Les loyers sont pourtant censés suivre l’inflation…
Lorsque l’indexation est bien mentionnée dans le bail nu ou meublé, le loyer peut être, à chaque date d’anniversaire du bail, revalorisé de l’IRL, évoluant lui-même en fonction de l’inflation. Mais en juin 2022, les Pouvoirs Publics avaient décidé qu’« exceptionnellement pendant un an » l’IRL serait bloqué à + 3,5 %. La courbe de l’inflation était alors en hausse (+ 5,9 % en juin 2022) et allait continuer à grimper. Sans le bouclier loyer, l’IRL aurait d’ailleurs grimpé de 5,69 % au 4ème trimestre 2022, comme nous le relations dans notre actualité. C’est l’article 12 de la loi n° 2022-1158 portant mesure d’urgence pour la protection du pouvoir d’achat qui détaillait ces dispositions dérogatoires.
Des bailleurs une nouvelle fois « oubliés » dans le cadre de ce « bouclier loyer » !
L’inflation ne pénalise pas que les locataires ! Mais, une fois encore, les Pouvoirs Publics font passer l’intérêt des locataires avant celui des bailleurs… à qui, pourtant, on n’oublie pas de demander de gros efforts en matière de rénovation énergétique de leurs logements locatifs. Alors qu’aucune contrainte ne pèse sur les propriétaires occupants…
Ainsi, les travaux de rénovation énergétique nécessitent-ils des fonds conséquents pour relever les notes du diagnostic de performance énergétique (DPE) validant la capacité des logements à être loués ou pas. Rappelons que depuis le 1er janvier 2023, pour être mis en location, les logements ne doivent pas dépasser un seuil maximal de 450 kWh/m²/an d’énergie finale (en métropole). Les fameuses « passoires thermiques » ayant une note G dans le DPE sont concernées par cette interdiction de location (pour les nouveaux baux).
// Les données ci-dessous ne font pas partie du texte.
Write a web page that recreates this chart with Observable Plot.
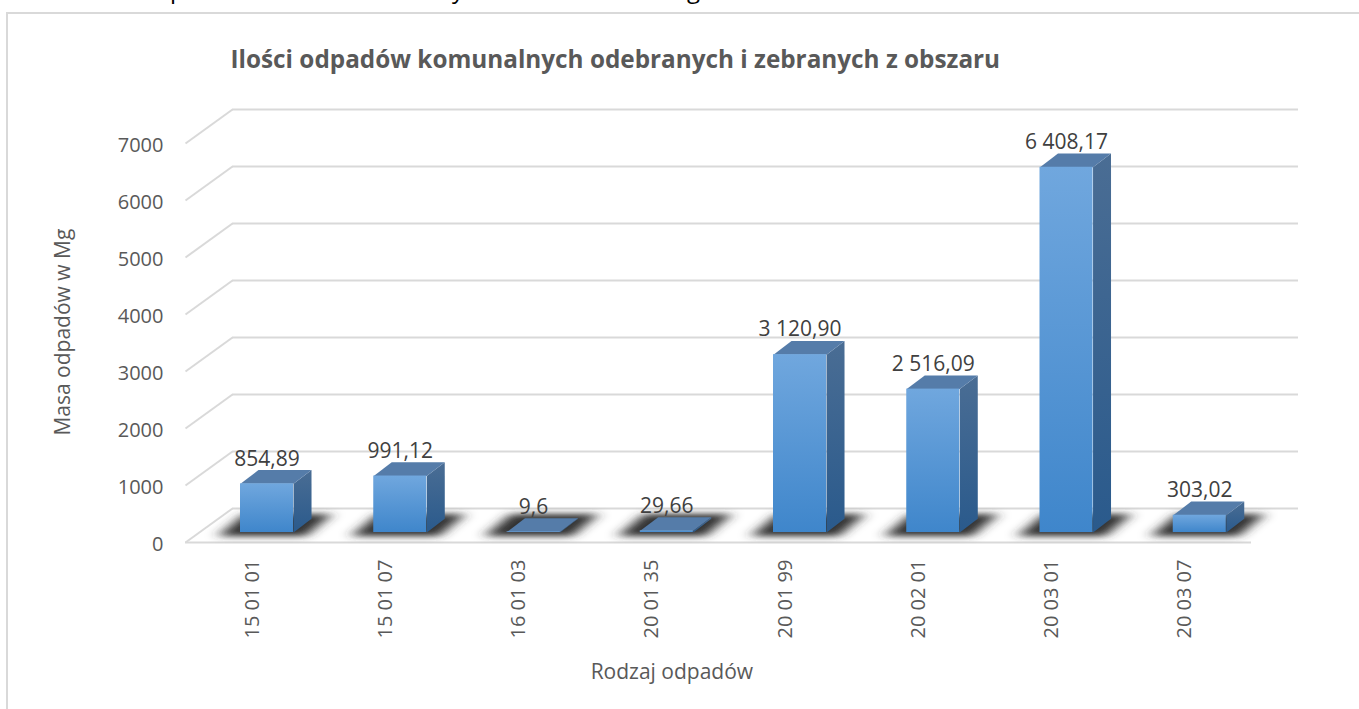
<!DOCTYPE html>
<html lang="pl"><head><meta charset="utf-8">
<script src="https://cdn.jsdelivr.net/npm/d3@7"></script>
<script src="https://cdn.jsdelivr.net/npm/@observablehq/plot@0.6"></script>
<style>
html,body{margin:0;padding:0;background:#fff;width:1359px;height:709px;overflow:hidden;position:relative}
#frame{position:absolute;left:6px;top:12px;right:0;bottom:0;border-top:2px solid #d9d9d9;border-left:2px solid #d9d9d9;pointer-events:none}
#cut{position:absolute;left:0;top:0;width:100%;height:12px;overflow:hidden;font:24px "Open Sans",sans-serif;color:#000}
#cut span{position:absolute;top:-28px}
svg{position:absolute;left:0;top:0;background:transparent}
</style></head><body><div id="chart"></div><div id="frame"></div>
<div id="cut"><span style="left:170px">p</span><span style="left:452px">y</span><span style="left:687px">g</span></div>
<script>
const categories = ["15 01 01","15 01 07","16 01 03","20 01 35","20 01 99","20 02 01","20 03 01","20 03 07"];
const values = [854.89, 991.12, 9.6, 29.66, 3120.90, 2516.09, 6408.17, 303.02];
const valueLabels = ["854,89","991,12","9,6","29,66","3 120,90","2 516,09","6 408,17","303,02"];
const yTicks = [0,1000,2000,3000,4000,5000,6000,7000];
const chartTitle = "Ilości odpadów komunalnych odebranych i zebranych z obszaru";
const xTitle = "Rodzaj odpadów";
const yTitle = "Masa odpadów w Mg";

// perspective offsets, in data units of the two scales
const wallX = 0.3527, wallY = 596;          // floor depth
const barIn = 0.4128, barW = 0.398;         // bar position inside its category
const barBase = 175;                        // bar foot above the front floor edge
const depX = 0.135, depY = 240;             // bar depth

const bars = values.map((v,i)=>({i, v, cat:categories[i], label:valueLabels[i],
  x1:i+barIn, x2:i+barIn+barW, y1:barBase, y2:barBase+v}));
const poly = (f)=>bars.flatMap(b=>f(b).map(([x,y])=>({k:b.i,x,y})));
const side = poly(b=>[[b.x2,b.y1],[b.x2+depX,b.y1+depY],[b.x2+depX,b.y2+depY],[b.x2,b.y2]]);
const top_ = poly(b=>[[b.x1,b.y2],[b.x2,b.y2],[b.x2+depX,b.y2+depY],[b.x1+depX,b.y2+depY]]);
const shadow = poly(b=>[[b.x1-0.17,108],[b.x2+0.09,108],[b.x2+0.29,500],[b.x1+0.03,500]]);
const px = {stroke:"#d9d9d9", strokeWidth:2};
const textFont = '"Open Sans", sans-serif';

const chart = Plot.plot({
  width:1359, height:709,
  marginLeft:185, marginRight:108, marginTop:143, marginBottom:167,
  style:{fontFamily:textFont, background:"transparent"},
  x:{domain:[0,8], axis:null},
  y:{domain:[0,7000]},
  marks:[
    Plot.axisY(yTicks,{tickSize:0, tickPadding:22, fontSize:20, dy:2, color:"#595959", label:null, tickFormat:d=>String(d)}),
    Plot.axisX(categories.map((c,i)=>i+0.5),{tickSize:0, tickPadding:17, fontSize:20, color:"#595959", label:null, tickRotate:-90, tickFormat:d=>categories[d-0.5]}),
    Plot.ruleY(yTicks,{x1:wallX, x2:8+wallX, y:d=>d+wallY, ...px}),
    Plot.link(yTicks,{x1:0, y1:d=>d, x2:wallX, y2:d=>d+wallY, ...px}),
    Plot.ruleY([0],{x1:0, x2:8, ...px}),
    Plot.line(shadow,{x:"x", y:"y", z:"k", fill:"#333333", stroke:"none"}),
    Plot.line(side,{x:"x", y:"y", z:"k", fill:"url(#gradSide)", stroke:"none"}),
    Plot.line(top_,{x:"x", y:"y", z:"k", fill:"#557ca9", stroke:"none"}),
    Plot.rect(bars,{x1:"x1", x2:"x2", y1:"y1", y2:"y2", fill:"url(#gradFront)"}),
    Plot.text(bars,{x:d=>(d.x1+d.x2)/2, y:"y2", text:"label", dy:-25, fontSize:21, fill:"#404040"}),
    Plot.text([chartTitle],{x:0.338, y:8456, text:d=>d, textAnchor:"start", fontSize:24.3, fontWeight:700, fill:"#595959"}),
    Plot.text([xTitle],{x:3.65, y:-2280, text:d=>d, fontSize:21, fill:"#595959"}),
    Plot.text([yTitle],{x:-0.92, y:3690, text:d=>d, rotate:-90, fontSize:21, fill:"#595959"})
  ]
});
const sel = d3.select(chart);
sel.append("defs").html(`
<linearGradient id="gradFront" x1="0" y1="0" x2="0" y2="1"><stop offset="0" stop-color="#70a7de"/><stop offset="1" stop-color="#3f86cb"/></linearGradient>
<linearGradient id="gradSide" x1="0" y1="0" x2="0" y2="1"><stop offset="0" stop-color="#4a6d94"/><stop offset="1" stop-color="#2a5a8c"/></linearGradient>
<filter id="softShadow" x="-5%" y="-60%" width="110%" height="220%"><feGaussianBlur stdDeviation="7 3"/></filter>`);
sel.selectAll("g[fill='#333333']").attr("filter","url(#softShadow)");
document.getElementById("chart").append(chart);
</script></body></html>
À lire Etude annuelle des loyers de Clameur
A compter du 1er janvier 2025, le même sort sera réservé à tous autres logements notés G (et qui consomment un peu moins que 450 kWh/m²/an d’énergie finale). A compter du 1er janvier 2028, ce sera au tour des logements notés F d’être interdits de location et à compter du 1er janvier 2034, au tour des logements notés E. A noter qu’outre-mer, ces délais sont aménagés pour s’appliquer à compter du 1er janvier 2028.
Ces grands travaux exigés par les Pouvoirs Publics au moment où les bailleurs subissent aussi de plein fouet l’inflation (les charges et les travaux sont plus chers !) auraient dû jouer en leur faveur et inciter les députés à ne pas reconduire le bouclier loyer… D’autant plus que les bailleurs paieront leurs taxes foncières bien indexées, elles, sur l’inflation (sans bouclier !).